Nothing after the line with "import plotly.graph_objects as go" belongs in the copy; extract the lines below from the top through that line, pictures left out.

SUPPLIED MATERIAL:

>> start

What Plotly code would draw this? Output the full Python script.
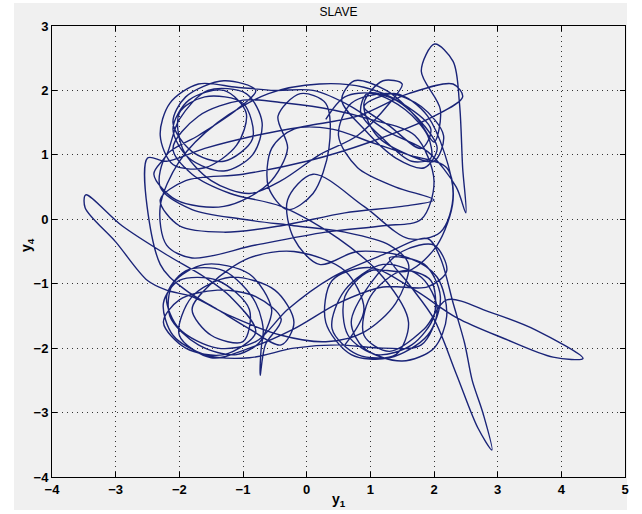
import plotly.graph_objects as go

# Trajectory of the slave system (y1, y4)
trajectory = [
    (0.30,1.55),(0.60,1.90),(1.05,1.95),(1.55,1.70),(1.90,1.30),(1.95,0.95),(1.65,0.90),(1.20,1.25),(0.85,1.65),
    (0.95,1.95),(1.40,1.85),(1.85,1.45),(2.05,1.10),(1.85,0.80),(1.40,0.95),(0.90,1.40),(0.55,1.85),(0.75,2.15),
    (1.25,2.00),(1.75,1.55),(2.00,1.20),
    (2.10,1.70),(1.80,2.30),(2.01,2.72),(2.30,2.45),(2.40,1.80),(2.45,0.80),(2.50,0.10),(2.35,0.50),
    (1.90,1.05),(1.30,1.35),(0.70,1.75),(0.10,2.00),(-0.50,2.00),(-1.10,2.05),(-1.70,2.10),(-2.15,1.80),(-2.30,1.30),
    (-2.10,0.85),(-1.60,0.80),(-1.10,1.15),(-0.95,1.65),(-1.30,2.00),(-1.85,1.85),(-2.10,1.40),(-1.85,0.95),
    (-1.30,0.75),(-0.85,1.00),(-0.70,1.50),(-0.95,1.95),(-1.55,2.00),(-2.00,1.55),(-2.20,1.00),(-2.40,0.70),(-2.05,0.30),
    (-1.30,0.20),(-0.60,0.55),(-0.30,1.10),(-0.45,1.60),(-0.10,1.95),(0.30,1.80),(0.35,1.10),(0.10,0.40),(-0.30,0.15),
    (-0.60,0.50),(-0.55,1.10),(-0.20,1.40),(0.40,1.40),(1.00,1.20),(1.60,1.00),(2.20,0.80),
    (2.30,0.30),(2.05,-0.40),(1.60,-0.80),(1.00,-0.80),(0.60,-1.20),(0.65,-1.80),(1.10,-2.10),(1.65,-1.95),
    (2.00,-1.50),(1.95,-0.95),(1.50,-0.80),(1.00,-1.20),(0.90,-1.80),(1.30,-2.05),(1.85,-1.70),(2.20,-1.25),
    (2.90,-1.45),(3.60,-1.72),(4.34,-2.16),(3.87,-2.14),(3.10,-1.85),(2.36,-1.53),(1.70,-1.10),(1.00,-0.75),
    (0.40,-0.95),(0.30,-1.60),(0.70,-2.10),(1.30,-2.15),(1.90,-1.80),(2.10,-1.20),(1.85,-0.70),(1.30,-0.60),
    (1.60,-1.00),(2.00,-1.55),(2.35,-2.40),(2.69,-3.24),(2.91,-3.58),(2.77,-3.01),(2.60,-2.50),(2.48,-1.92),
    (2.30,-1.30),(2.10,-0.60),(1.90,-0.30),
    (1.20,-0.55),(0.40,-0.90),(-0.30,-1.40),(-0.80,-1.90),(-1.40,-2.00),(-2.00,-1.70),(-2.20,-1.20),(-1.90,-0.80),
    (-1.30,-0.80),(-0.80,-1.30),(-0.70,-1.85),(-1.10,-2.10),(-1.70,-1.95),(-2.15,-1.50),(-2.10,-1.00),(-1.60,-0.70),
    (-0.90,-0.85),(-0.55,-1.40),
    (-0.70,-1.90),(-0.73,-2.42),(-0.65,-1.95),(-0.40,-1.55),
    (-0.80,-1.20),(-1.40,-1.10),(-2.00,-1.25),(-2.25,-1.60),(-1.90,-2.00),(-1.30,-2.10),(-0.80,-1.75),
    (-1.20,-1.20),(-1.60,-0.90),(-2.20,-0.55),(-2.90,-0.10),(-3.47,0.38),(-3.48,0.18),(-3.00,-0.35),(-2.50,-0.95),
    (-2.20,-1.10),(-1.80,-1.20),
    (-1.20,-1.50),(-0.40,-1.80),(0.30,-1.90),(0.90,-1.75),(1.40,-1.30),(1.60,-0.70),(1.30,-0.40),(0.60,-0.20),
    (-0.20,-0.10),(-1.00,0.00),(-1.80,0.15),(-2.30,0.50),(-2.20,1.00),(-1.70,1.30),
    (-1.10,1.70),(-0.80,2.00),(-1.30,2.15),(-1.90,1.90),(-2.10,1.50),(-1.80,1.05),(-1.30,0.90),(-0.85,1.25),
    (-1.00,1.80),(-1.60,1.90),(-2.00,1.65),(-1.95,1.10),(-1.50,0.60),(-0.90,0.40),(-0.40,0.60),
    (0.20,1.00),(0.80,1.30),(1.30,1.80),(1.50,2.10),(1.20,2.15),(0.90,1.80),(1.10,1.30),(1.60,1.00),(2.00,0.90),
    (2.15,1.30),(1.80,1.75),(1.30,1.95),(0.70,1.80),(0.50,1.30),(0.80,0.80),(1.40,0.50),(2.00,0.30),
    (1.50,0.20),(0.60,0.10),(-0.40,-0.10),(-1.30,-0.20),(-2.00,-0.10),(-2.30,0.30),(-1.90,0.60),(-1.00,0.70),
    (0.00,0.90),(1.00,1.20),(2.00,1.60),(2.45,1.90),(2.30,2.10),(1.60,1.95),(0.80,1.60),(0.00,1.45),(-0.80,1.30),
    (-1.60,1.10),(-2.20,0.90),(-2.50,0.95),
    (-2.30,-0.70),(-1.90,-1.10),(-1.40,-1.40),(-0.90,-1.70),(-0.40,-1.95),(-0.20,-1.60),(-0.50,-1.10),(-1.20,-0.90),
    (-1.80,-1.20),(-2.00,-1.80),(-1.50,-2.15),(-0.90,-2.00),
    (-0.20,-1.70),(0.50,-1.30),(1.20,-1.05),(1.90,-1.05),(2.20,-0.80),(2.00,-0.40),(1.50,-0.50),(1.00,-1.00),
    (0.70,-1.60),(0.90,-2.00),(1.50,-2.20),(2.00,-2.00),(2.20,-1.50),(2.05,-0.90),(1.60,-0.60),(0.80,-0.50),
    (0.20,-0.70),(-0.20,-0.30),(-0.30,0.30),(0.10,0.70),
    (0.90,0.20),(1.60,-0.30),(2.10,-0.20),(2.30,0.40),(1.90,1.60),(1.40,1.95),(0.90,1.75),(1.30,1.45),(1.80,1.10),
    (1.95,1.40),(1.50,1.80),(0.90,2.05),(0.20,2.10),(-0.60,1.95),(-1.40,1.50),(-2.00,0.90),(-2.30,0.20),(-2.20,-0.40),
    (-1.80,-0.60),(-0.80,-0.40),(0.30,-0.20),(1.20,-0.10),(1.80,0.00),(2.00,0.60),(1.70,1.30),(1.00,1.55),(0.40,1.70),
    (-0.30,1.80),(-1.00,1.85),(-1.70,1.60),(-2.10,1.10),(-1.80,0.70),(-1.20,0.40),(-0.40,0.20),(0.50,-0.30),
    (1.20,-0.90),(1.60,-1.60),(1.40,-2.10),(0.80,-2.10),(0.40,-1.70),(0.60,-1.10),(1.20,-0.70),(1.80,-0.90),
    (2.05,-1.40),(1.80,-1.95),(1.20,-2.00),(0.50,-1.95),(-0.20,-2.00),(-0.90,-2.15),(-1.60,-2.10),(-2.10,-1.80),
    (-2.25,-1.30),(-2.00,-0.95),(-1.40,-0.95),(-0.90,-1.40),(-1.00,-1.90),(-1.50,-1.80),(-1.80,-1.40),(-1.50,-1.00),
    (-0.90,-0.60),(-0.20,-0.50),(0.60,-0.80),(0.90,-1.40),(0.60,-1.95),
]
y1 = [p[0] for p in trajectory]
y4 = [p[1] for p in trajectory]

x_ticks = [-4, -3, -2, -1, 0, 1, 2, 3, 4, 5]
y_ticks = [-4, -3, -2, -1, 0, 1, 2, 3]

fig = go.Figure()
fig.add_trace(go.Scatter(x=y1, y=y4, mode="lines",
                         line=dict(color="#1a2478", width=1.4, shape="spline", smoothing=0.9),
                         hoverinfo="skip", showlegend=False))

axis_common = dict(showline=True, linecolor="black", linewidth=1, mirror="ticks",
                   ticks="inside", ticklen=5, tickcolor="black",
                   showgrid=True, gridcolor="#333333", griddash="1px,4px", gridwidth=1,
                   zeroline=False, automargin=False,
                   tickfont=dict(family="Liberation Sans", size=13, color="black", weight="bold"))

fig.update_xaxes(range=[-4, 5], tickvals=x_ticks, ticklabelstandoff=0, **axis_common)
fig.update_yaxes(range=[-4, 3], tickvals=y_ticks, **axis_common)

# axis titles placed beside the tick labels
fig.add_annotation(text="y<sub>4</sub>", xref="paper", yref="paper",
                   x=(27 - 52) / 573, y=(477 - 245) / 451, xanchor="center", yanchor="middle",
                   textangle=-90, showarrow=False,
                   font=dict(family="Liberation Sans", size=14, color="black", weight="bold"))
fig.add_annotation(text="y<sub>1</sub>", xref="paper", yref="paper",
                   x=0.5, y=(477 - 500) / 451, xanchor="center", yanchor="middle",
                   showarrow=False,
                   font=dict(family="Liberation Sans", size=14, color="black", weight="bold"))

fig.add_shape(type="rect", xref="paper", yref="paper",
              x0=-38/573, x1=1.0035, y0=-0.073, y1=1.051,
              fillcolor="#f0f0f0", line=dict(width=0), layer="below")

fig.update_layout(
    width=642, height=514,
    margin=dict(l=52, r=17, t=26, b=37),
    paper_bgcolor="white", plot_bgcolor="#f0f0f0",
    title=dict(text="SLAVE", x=0.5, xref="paper", y=1 - 12/514, yanchor="middle",
               font=dict(family="Liberation Sans", size=12, color="black")),
)

fig.write_html("out.html")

>> end

ANSWER TO THE PROBLEM:
What Plotly code would draw this? Output the full Python script.
import plotly.graph_objects as go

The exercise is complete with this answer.